NAME

Lingua::EN::Segment - split English-language domain names etc. into words

SYNOPSIS

 my $segmenter = Lingua::EN::Segment->new;
 for my $domain (<>) {
     chomp $domain;
     my @words = $segmenter->segment_string($domain);
     print "$domain: ", join(', ', @words), "\n";
 }

DESCRIPTION

Sometimes you have a string that to a human eye is clearly made up of many words glommed together without spaces or hyphens.
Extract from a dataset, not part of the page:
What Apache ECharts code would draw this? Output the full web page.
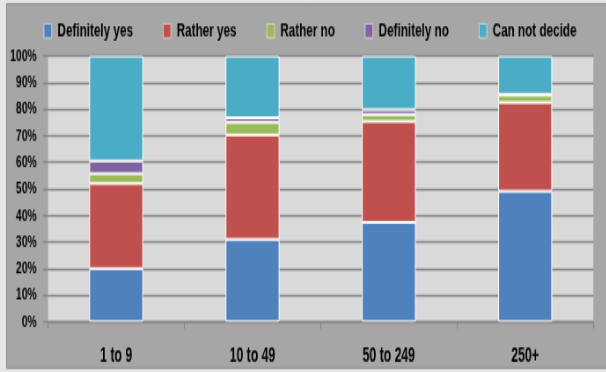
<!DOCTYPE html>
<html>
<head>
<meta charset="utf-8">
<script src="https://cdn.jsdelivr.net/npm/echarts@6/dist/echarts.min.js"></script>
<style>
  html, body { margin: 0; padding: 0; background: #e6e6e6; width: 606px; height: 372px; }
  #frame { position: relative; width: 606px; height: 372px; overflow: visible; }
  /* chart is drawn wide and short, then squeezed and stretched: condensed, tall lettering */
  #chart { position: absolute; left: 0; top: 0; width: 689px; height: 256px; transform: scale(0.88, 1.4531); transform-origin: 0 0; }
</style>
</head>
<body>
<div id="frame"><div id="chart"></div></div>
<script>
const categories = ['1 to 9', '10 to 49', '50 to 249', '250+'];
const seriesNames = ['Definitely yes', 'Rather yes', 'Rather no', 'Definitely no', 'Can not decide'];
const definitelyYes = [20, 31, 37.4, 49.1];
const ratherYes = [32, 39.3, 38, 33.4];
const ratherNo = [3.7, 4.7, 2.6, 2.8];
const definitelyNo = [4.8, 1.8, 1.8, 0.3];
const canNotDecide = [39.5, 23.2, 20.2, 14.4];
const colors = ['#4f81bd', '#c0504d', '#9bbb59', '#8064a2', '#4bacc6'];

const FONT = "'Liberation Sans', Arial, sans-serif";
const SX = 0.88;    // horizontal squeeze
const SY = 1.4531;  // vertical stretch
const px = v => v / SX;  // screen x-distance -> drawing units
const py = v => v / SY;  // screen y-distance -> drawing units

const chart = echarts.init(document.getElementById('chart'), null, { renderer: 'canvas' });
const values = [definitelyYes, ratherYes, ratherNo, definitelyNo, canNotDecide];
const baseText = { fontFamily: FONT, fontWeight: 'bold', color: '#000' };

chart.setOption({
  animation: false,
  backgroundColor: 'transparent',
  graphic: [{
    type: 'rect',
    z: -10,
    shape: { x: px(6.5), y: py(4), width: px(620), height: py(364) },
    style: { fill: '#a6a6a6', stroke: '#858585', lineWidth: 1 }
  }],
  legend: {
    left: px(43.7),
    top: 14.7,
    padding: 0,
    itemGap: px(30),
    itemWidth: px(7.7),
    itemHeight: py(14),
    icon: 'rect',
    itemStyle: { borderColor: '#f4f4f4', borderWidth: 0.6 },
    textStyle: Object.assign({ fontSize: 13.3, padding: [0, 0, 0, px(1.4)] }, baseText),
    data: seriesNames
  },
  grid: {
    left: px(48), right: px(13), top: py(56), bottom: py(372 - 321.7),
    show: true, backgroundColor: '#d9d9d9', borderWidth: 0
  },
  xAxis: {
    type: 'category',
    data: categories,
    axisLine: { lineStyle: { color: '#868686', width: 1.4 } },
    axisTick: { show: true, length: py(7), lineStyle: { color: '#868686', width: px(1) } },
    axisLabel: Object.assign({ margin: 16.5, fontSize: 13.9 }, baseText)
  },
  yAxis: {
    type: 'value',
    min: 0, max: 100, interval: 10,
    axisLine: { show: false },
    axisTick: { show: true, length: px(5), lineStyle: { color: '#868686', width: 1.4 } },
    splitLine: { lineStyle: { color: '#868686', width: 1.4 } },
    axisLabel: Object.assign({ margin: px(11.3), fontSize: 11.8, formatter: '{value}%' }, baseText)
  },
  series: seriesNames.map((name, i) => ({
    name,
    type: 'bar',
    stack: 'share',
    barWidth: px(54),
    data: values[i],
    itemStyle: { color: colors[i], borderColor: '#ffffff', borderWidth: 1 }
  }))
});
</script>
</body>
</html>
This module uses some mild cunning and a large list of known words from Google to try and work out how the string should be split into words.

new

 Out: $segmenter

Returns a Lingua::EN::Segment object.

dist_dir

 Out: $dist_dir

Returns the name of the directory where distribution-specific files are installed.

segment

 In: $unsegmented_string
 Out: @words

Supplied with an unsegmented string - e.g. a domain name - returns a list of words that are most statistically likely to be the words that make up this string.

unigrams

 Out: \%unigrams

Returns a hashref of word => likelihood to appear in Google's huge list of words that they got off the Internet. The higher the likelihood, the more likely that this is a genuine regularly-used word, rather than an obscure word or a typo.

bigrams

 Out: \%bigrams

As unigrams, but returns a lookup table of "word1 word2" => likelihood for combinations of words.

ACKNOWLEDGEMENTS

This code is based on chapter 14 of Peter Norvig's book Beautiful Data.